Taylor Swift sabote la lutte contre le surtourisme en Italie
Les habitants de Portofino peuvent dire «merci mais non merci» à Taylor Swift. Quand la chanteuse entonne «That view of Portofino was on my mind…» dans son titre Elizabeth Taylor, issu de son album The Life of a Showgirl sorti début octobre, personne n’aurait imaginé que cette petite phrase allait déclencher un tel raz-de-marée de recherches.
Et pourtant… Selon certaines plateformes spécialisées dans les voyages, comme Travel Republic, les recherches Google pour «Portofino» ont bondi de 1329% dans les jours suivant la sortie de l’album. Une phrase, un village, et Taylor casse (encore) l’Internet mondial.
Pourquoi tant de hype?
D’abord, Portofino avait déjà un joli CV. Il y a fort longtemps que le village de pêcheurs était devenu un haut lieu villégiature pour la jet‑set, avec ses maisons colorées, ses yachts, ses influenceurs en perdition, et tout ce qui va avec. Mais la mention dans une chanson par Taylor Swift a injecté un second souffle à ce spot de carte postale.
Pour les habitants et les gestionnaires de la commune, le sourire est toutefois un peu crispé. Car si on parle de +1300% de recherches, ça ne signifie pas automatiquement +1300% touristes tout de suite. Le calcul est simple (même pour les quiches en maths): facile de connaître un pic de +1300% si la base de recherches de départ était modeste.
Mais le ton est donné, et dans un cadre déjà fragilisé par le surtourisme, ce genre de coup de projecteur peut vite se retourner contre les locaux. Car ce n'est pas forcément les touristes aisés, ceux qui dépensent le plus, qui risquent de venir en masse grâce, ou à cause, c'est selon, de Taylor Swift.
Un village qui n’avait pas besoin de Taylor
Portofino, comme de nombreux paradis instagrammables, souffre déjà d’un embouteillage constant de visiteurs. Ruelles étroites, troupeaux de touristes venus juste pour la journée... Alors, quand les plateformes de voyage et les moteurs de recherche se mettent à clignoter «Portofino», les pouvoirs publics froncent les sourcils.
Et ça tombe bien: ils avaient déjà commencé à mettre des garde‑fous, avec par exemple l'interdiction de s'arrêter de manière prolongée dans les zones très fréquentées du village, traîner des valises, du matériel de pique-nique ou des enceintes portables dans les lieux publics, se promener en maillot de bain ou torse nu, prendre des selfies dans certaines zones, etc.

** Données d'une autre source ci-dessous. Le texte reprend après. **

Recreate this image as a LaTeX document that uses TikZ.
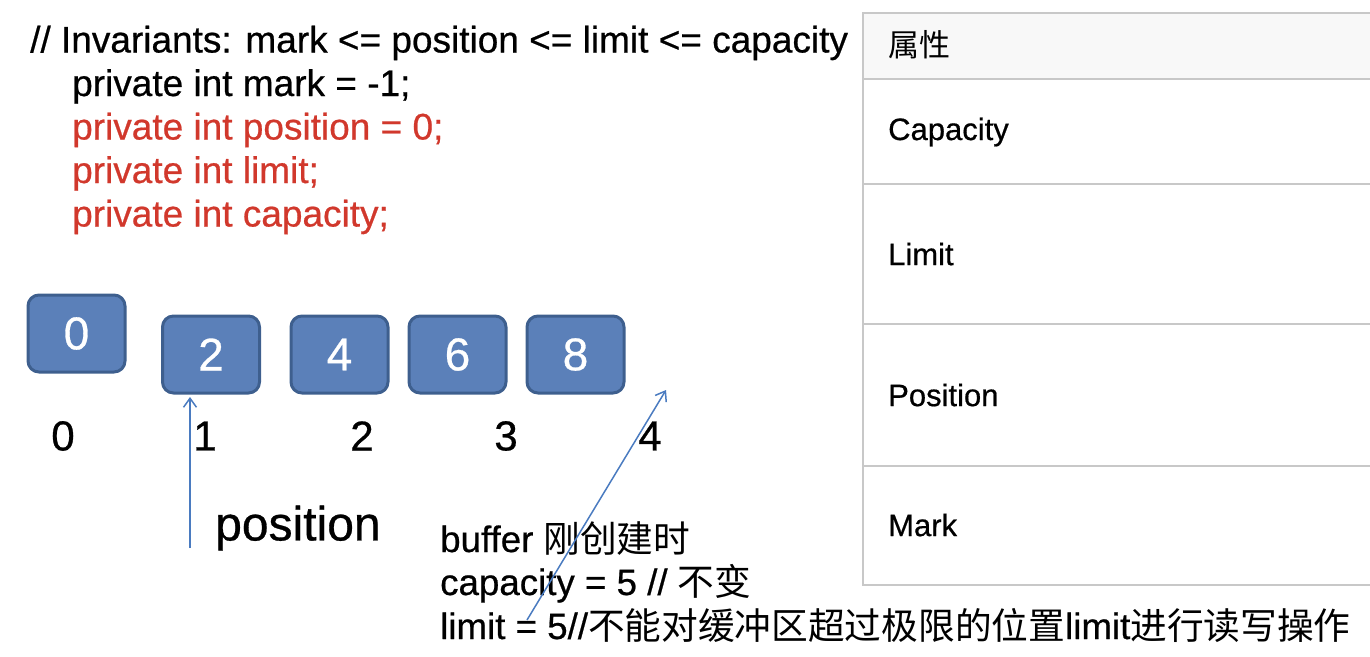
\documentclass[tikz,border=0pt]{standalone}
\usepackage{fontspec}
\setmainfont{Liberation Sans}[RawFeature={embolden=0.6}]
\newfontfamily\cjk{Noto Sans CJK SC}
\usetikzlibrary{arrows.meta}
\definecolor{boxfill}{RGB}{91,128,185}
\definecolor{boxedge}{RGB}{62,95,142}
\definecolor{codered}{RGB}{209,56,44}
\definecolor{arrowblue}{RGB}{74,123,192}
\definecolor{tablegray}{RGB}{200,200,200}
\definecolor{headfill}{RGB}{248,248,248}
\tikzset{
  codeline/.style={anchor=base west, inner sep=0pt, font=\fontsize{37}{43}\selectfont},
  redline/.style={codeline, text=codered},
  valbox/.style={draw=boxedge, fill=boxfill, line width=3pt, rounded corners=11pt,
    minimum width=97pt, minimum height=77pt, inner sep=0pt, text=white,
    font=\fontsize{46}{46}\selectfont},
  idx/.style={inner sep=0pt, font=\fontsize{42}{42}\selectfont},
  pointer/.style={draw=arrowblue, line width=1.5pt, -{Straight Barb[length=9pt,width=13pt]}},
  note/.style={anchor=base west, inner sep=0pt, font=\fontsize{36.7}{43}\selectfont},
  cell/.style={draw=tablegray, line width=2pt, anchor=north west, minimum width=512pt, inner sep=0pt},
  celltext/.style={anchor=west, inner sep=0pt, font=\fontsize{31}{31}\selectfont}
}
\begin{document}
\begin{tikzpicture}[x=1pt,y=-1pt]
\useasboundingbox (0,0) rectangle (1370,656);
% code
\node[codeline] (c0) at (30,52.5) {// Invariants: mark <= position <= limit <= capacity};
\node[codeline] (c1) at (72,96) {private int mark = -1;};
\node[redline] (c2) at (72,139.5) {private int position = 0;};
\node[redline] (c3) at (72,183) {private int limit;};
\node[redline] (c4) at (72,226.5) {private int capacity;};
% boxes
\node[valbox] (b0) at (76.5,333.5) {0};
\node[valbox] (b1) at (211,354.5) {2};
\node[valbox] (b2) at (339.5,354.5) {4};
\node[valbox] (b3) at (457.5,354.5) {6};
\node[valbox] (b4) at (575.5,354.5) {8};
% indices
\node[idx] (i0) at (63,436) {0};
\node[idx] (i1) at (205,436) {1};
\node[idx] (i2) at (362,436) {2};
\node[idx] (i3) at (506,436) {3};
\node[idx] (i4) at (650,436) {4};
% position label
\node[anchor=west, inner sep=0pt, font=\fontsize{48}{48}\selectfont] (plabel) at (215,528) {position};
% notes
\node[note] (n1) at (440,552) {buffer {\cjk 刚创建时}};
\node[note] (n2) at (440,595) {capacity = 5 // {\cjk 不变}};
\node[note] (n3) at (440,639) {limit = 5//{\cjk 不能对缓冲区超过极限的位置}limit{\cjk 进行读写操作}};
% arrows
\coordinate (a1s) at (190,548);
\coordinate (a1e) at (190,397);
\coordinate (a2s) at (527,620);
\coordinate (a2e) at (666,390);
\draw[pointer] (a1s) -- (a1e);
\draw[pointer] (a2s) -- (a2e);
% table
\node[cell, fill=headfill, minimum height=66pt] (t0) at (862,12) {};
\node[cell, minimum height=105pt] (t1) at (862,78) {};
\node[cell, minimum height=140pt] (t2) at (862,183) {};
\node[cell, minimum height=142pt] (t3) at (862,323) {};
\node[cell, minimum height=119pt] (t4) at (862,465) {};
\node[celltext] (h0) at (888,45) {\cjk 属性};
\node[celltext] (h1) at (888,132) {Capacity};
\node[celltext] (h2) at (888,254) {Limit};
\node[celltext] (h3) at (888,395) {Position};
\node[celltext] (h4) at (888,525) {Mark};
\end{tikzpicture}
\end{document}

Le décor est donc planté, avec le glamour à l’américaine d’un côté, et la réalité locale avec ses limites face aux «one-day-trip» touristes de l’autre. L’«effet Taylor» (oui, on l’appellera comme ça) est un cas d’école: dès que la pop culture s’emballe pour un lieu, ce dernier change de dimension, souvent plus vite que prévu, sans avoir le temps de s’adapter (ou de mettre Taylor et les touristes dehors). A Portofino, l’équilibre était déjà délicat.
Si on pousse un peu la réflexion (oui, je me lâche), on peut se poser la question: est‑ce qu’on visite Portofino parce que Portofino est un bled italien merveilleux qui donne envie de manger des pâtes avec du Montepulciano en chantant du Eros Ramazzotti à tue-tête? Ou parce que Taylor Swift, dont on ne sait pas si elle est déjà allée là-bas, a mentionné son nom dans un couplet?
Les habitants, eux, n’ont pas forcément signé pour devenir une étape TikTok pour fans en PLS. Peut-être que la hype redescendra vite... En attendant de voir, on se réjouit que l’artiste mentionne l'inénarrable beauté d’Yverdon dans un prochain tube.